The Urea plant is a single stream plant and utilises a Mitsui Toatsu total recycle- C process. The plant has a capacity of 1,140 metric tonnes per day. The urea plant boasts of an upgraded water recovery system. Barometric condenser water is recycled in a close-loop cooling tower. Recycled water is used for sealing gland packing of various pumps. Water that accumulates due to the blow down from the tower is reused as process water in the manufacturing process.
Urea Plant is designed by Toyo Engineering Corporation, Japan using Mitsui Toatsu Total Recycle – C Process having liquid ammonia and carbon dioxide as feedstock. It has the following sections:
4. Drying and prilling
The Urea synthesis reaction occurs in two stages. In the first reaction ammonia reacts with CO2 to form ammonium carbamate. In the second reaction carbamate dehydrolysis to give urea and water. The first reaction goes to completion and is exothermic whereas the second reaction is endothermic and governed by equilibrium conditions. The urea converter bottom temperature is 182 deg.C and the top temperature is 198 deg.C. Typical CO2 conversion achieved in the reactor is 68%. Process fluid going out of reactor has Urea, excess ammonia, unconverted carbamate and water.
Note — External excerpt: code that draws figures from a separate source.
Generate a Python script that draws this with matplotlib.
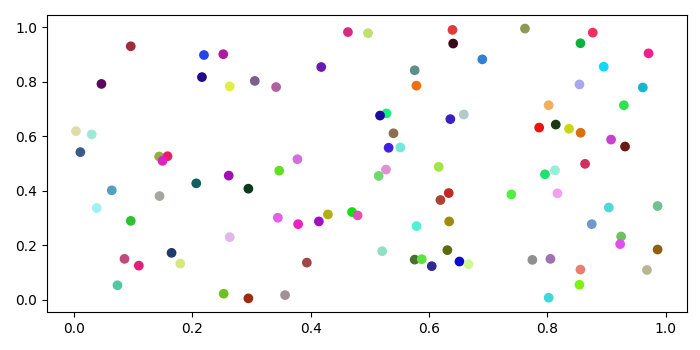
import matplotlib
matplotlib.use("Agg")
import matplotlib.pyplot as plt

# point positions
x = [0.0964, 0.0469, 0.220, 0.2526, 0.2166, 0.2635, 0.3058, 0.0039, 0.0305, 0.0113,
     0.1443, 0.1585, 0.150, 0.4631, 0.497, 0.6396, 0.6408, 0.690, 0.418, 0.5758,
     0.3418, 0.5787, 0.528, 0.5173, 0.636, 0.6587, 0.540, 0.5318, 0.5516, 0.3778,
     0.6164, 0.762, 0.8765, 0.8557, 0.9707, 0.895, 0.854, 0.961, 0.802, 0.929,
     0.786, 0.814, 0.8364, 0.856, 0.9074, 0.931, 0.8635, 0.2618, 0.207, 0.295,
     0.0643, 0.145, 0.0389, 0.0964, 0.2635, 0.1653, 0.0858, 0.110, 0.180, 0.0739,
     0.2533, 0.295, 0.347, 0.5274, 0.515, 0.6333, 0.6193, 0.3447, 0.379, 0.414,
     0.4293, 0.470, 0.4794, 0.634, 0.579, 0.521, 0.631, 0.5758, 0.5877, 0.6046,
     0.6514, 0.6667, 0.3937, 0.357, 0.8127, 0.7958, 0.739, 0.8168, 0.9036, 0.986,
     0.8748, 0.9244, 0.9227, 0.986, 0.7745, 0.805, 0.8557, 0.968, 0.854, 0.802]
y = [0.930, 0.792, 0.898, 0.901, 0.817, 0.783, 0.803, 0.619, 0.607, 0.542,
     0.526, 0.527, 0.510, 0.982, 0.978, 0.990, 0.940, 0.882, 0.854, 0.842,
     0.7805, 0.7857, 0.684, 0.676, 0.663, 0.680, 0.611, 0.558, 0.559, 0.516,
     0.488, 0.995, 0.980, 0.941, 0.904, 0.855, 0.790, 0.779, 0.714, 0.714,
     0.632, 0.643, 0.6275, 0.613, 0.588, 0.5625, 0.499, 0.456, 0.4276, 0.408,
     0.402, 0.381, 0.337, 0.290, 0.2305, 0.1728, 0.1507, 0.126, 0.1335, 0.054,
     0.023, 0.006, 0.474, 0.478, 0.4548, 0.392, 0.3665, 0.3015, 0.278, 0.288,
     0.3136, 0.3224, 0.310, 0.288, 0.271, 0.179, 0.1827, 0.148, 0.1496, 0.124,
     0.141, 0.131, 0.137, 0.018, 0.4754, 0.4607, 0.387, 0.391, 0.339, 0.3445,
     0.278, 0.2327, 0.2048, 0.185, 0.147, 0.1507, 0.1114, 0.110, 0.056, 0.0085]
colors = ["#9e2d3c", "#5a0a5e", "#2244ee", "#b0199e", "#220a88", "#e0f040", "#7a5f90", "#e0dcaa", "#a0e8d8", "#3a5a8a",
          "#90b040", "#f01a6a", "#e020c0", "#d82a80", "#c0e070", "#e03a3a", "#3a0818", "#3080d8", "#6a1ab0", "#5a9088",
          "#b060a0", "#f07010", "#10f080", "#1a0aa0", "#3a20c0", "#b0ccc8", "#8a7050", "#4020e0", "#70e8e0", "#d070d8",
          "#a0e840", "#909858", "#f03060", "#10b040", "#f0208a", "#10d8f8", "#a8a8e8", "#10b8d0", "#f0b060", "#30e050",
          "#f01010", "#1a3a10", "#c8d810", "#d87010", "#c840d0", "#6a1a10", "#d03060", "#a010b0", "#106060", "#0a3a1a",
          "#50a0c0", "#a0a8a0", "#a0f0f0", "#30c030", "#e0b8e8", "#203a70", "#c04a7a", "#e0207a", "#d8e880", "#50c8a0",
          "#70c020", "#a02a10", "#60e020", "#e090d0", "#70d870", "#c02a20", "#b04030", "#e060e8", "#f020c0", "#a010c0",
          "#b0b010", "#10e010", "#e050b0", "#a08a10", "#50f0d8", "#90e0c8", "#5a6a10", "#4a7030", "#60e040", "#302890",
          "#0a0ad0", "#d0f890", "#a04848", "#a09098", "#90f0d8", "#20e070", "#50f040", "#f0a0f0", "#50d8d8", "#70c090",
          "#7098c8", "#70c060", "#e050e8", "#906010", "#909090", "#a070b0", "#e88070", "#b8b890", "#80f010", "#40d8d8"]

fig, ax = plt.subplots(figsize=(7, 3.5), dpi=100)
ax.scatter(x, y, c=colors)
fig.subplots_adjust(left=0.067, right=0.981, top=0.957, bottom=0.109)
fig.savefig("out.png")
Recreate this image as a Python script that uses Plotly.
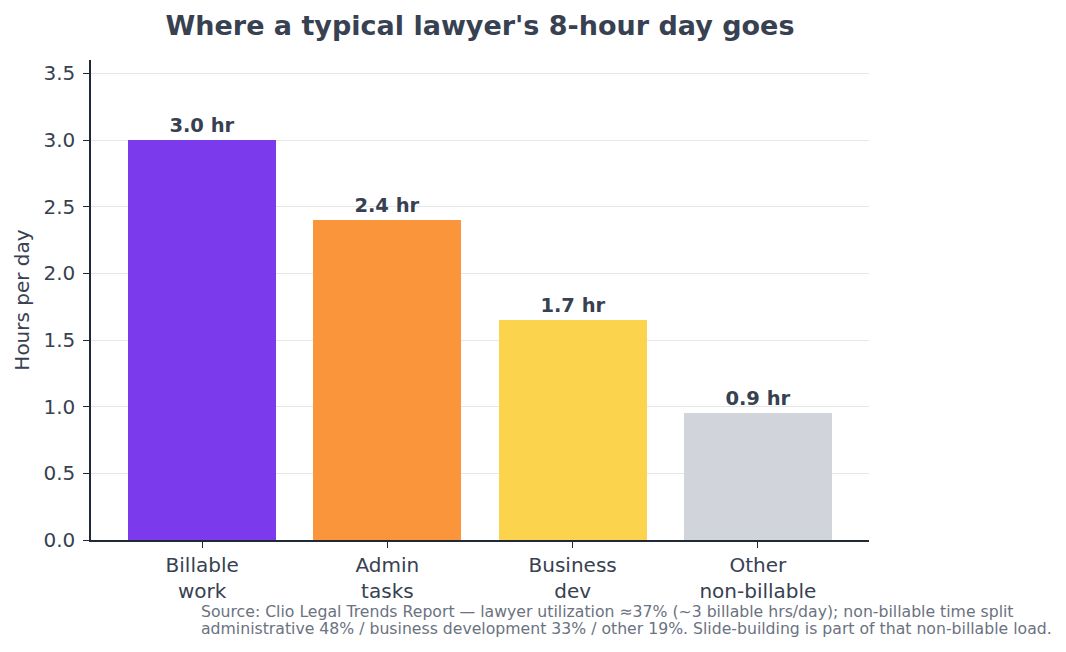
import plotly.graph_objects as go

categories = ["Billable<br>work", "Admin<br>tasks", "Business<br>dev", "Other<br>non-billable"]
hours = [3.0, 2.4, 1.65, 0.95]
bar_labels = ["3.0 hr", "2.4 hr", "1.7 hr", "0.9 hr"]
colors = ["#7c3aed", "#fb953c", "#fcd34d", "#d1d5db"]
y_ticks = [0.0, 0.5, 1.0, 1.5, 2.0, 2.5, 3.0, 3.5]
source_lines = [
    "Source: Clio Legal Trends Report — lawyer utilization ≈37% (~3 billable hrs/day); non-billable time split",
    "administrative 48% / business development 33% / other 19%. Slide-building is part of that non-billable load.",
]

FONT = "DejaVu Sans"
DARK = "#374151"
AXIS = "#1f2937"

fig = go.Figure(go.Bar(
    x=list(range(len(categories))),
    y=hours,
    width=0.8,
    marker=dict(color=colors, line=dict(width=0)),
    text=bar_labels,
    textposition="outside",
    textfont=dict(family=FONT, size=19.5, color=DARK, weight="bold"),
    cliponaxis=False,
))

fig.update_layout(
    width=1066, height=652,
    margin=dict(l=91, r=197, t=60, b=112),
    paper_bgcolor="white", plot_bgcolor="white",
    font=dict(family=FONT, color=DARK, size=20),
    title=dict(text="<b>Where a typical lawyer's 8-hour day goes</b>",
               x=(91 + 869) / 2 / 1066, xanchor="center", y=1 - 26 / 652, yanchor="middle",
               font=dict(family=FONT, size=27, color=DARK)),
    showlegend=False,
    bargap=0,
)

fig.update_xaxes(
    range=[-0.6, 3.6],
    tickvals=list(range(len(categories))), ticktext=categories,
    showline=True, linecolor=AXIS, linewidth=1.5,
    ticks="outside", ticklen=6, tickcolor=AXIS, tickwidth=1.2,
    tickfont=dict(family=FONT, size=20, color=DARK),
    showgrid=False, zeroline=False,
)
fig.update_yaxes(
    range=[0, 3.6],
    tickvals=y_ticks, ticktext=[f"{v:.1f}" for v in y_ticks],
    showline=True, linecolor=AXIS, linewidth=1.5,
    ticks="outside", ticklen=6, tickcolor=AXIS, tickwidth=1.2,
    ticklabelstandoff=4,
    tickfont=dict(family=FONT, size=20, color=DARK),
    showgrid=True, gridcolor="#e5e7eb", gridwidth=1.2,
    zeroline=False,
    title=dict(text="Hours per day", font=dict(family=FONT, size=20, color=DARK), standoff=8),
)

for i, line in enumerate(source_lines):
    fig.add_annotation(
        xref="paper", yref="paper",
        x=(199 - 91) / 778, y=-(611 + 17 * i - 540) / 480,
        xanchor="left", yanchor="middle", align="left", showarrow=False,
        text=line,
        font=dict(family=FONT, size=15.7, color="#6b7280"),
    )

fig.write_html("out.html")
The reactor effluent mixture is progressively decomposed in three stages. The first stage (High Pressure Decomposer) operates at 17.5 kg/cm2(A). The second stage (Low Pressure Decomposer) operates at 3.5 kg/cm2(A) and the last stage (Gas Separator) operates at 1.3kg/cm2(A)/atmospheric. As the process stream flows through these decomposing stages excess ammonia is stripped off and unconverted carbamate is decomposed to yield ammonia and carbon dioxide which are again stripped off. Thus the process stream gets increasingly concentrated with Urea. Steam is used to supply the energy requirement in the decomposers. With the exit of the gas separatorthe Urea solution is concentrated to 72-75%.
Urea solution coming from the Gas separator is fed to the crystallizer. In the crystallizer the solution is further concentrated by evaporating water under vacuum. Urea crystals formed are separated by centrifuging and the mother liquor is recycled back to the crystallizer. Water vapour emerging out of crystallizer is condensed into barometric condenser and circulating water is cooled in a dedicated cooling tower.
Drying and Prilling
The urea crystals are dried in a fluidizing dryer using hot air and pneumatically conveyed to the top of the prilling tower. The crystals are separated from the air at the top of prilling tower by cyclones, re-melted by using steam and fed to the vibro priller basket. The urea prills are formed while descending down the prilling tower and these are cooled by the rising air stream supplied by the blowers installed at the bottom of the CFD belt. On the CFD belt prills are cooled to temperature of 40 deg.C. and sent to Bagging.
In this section the excess ammonia present in the reactor and unconverted ammonium carbamate solution which is decomposed in the decomposers is recovered in respective condensers of decomposers and recycled back to the reactor. The excess ammonia from the reactor is again condensed in ammonia condensers and recycled back to the reactor.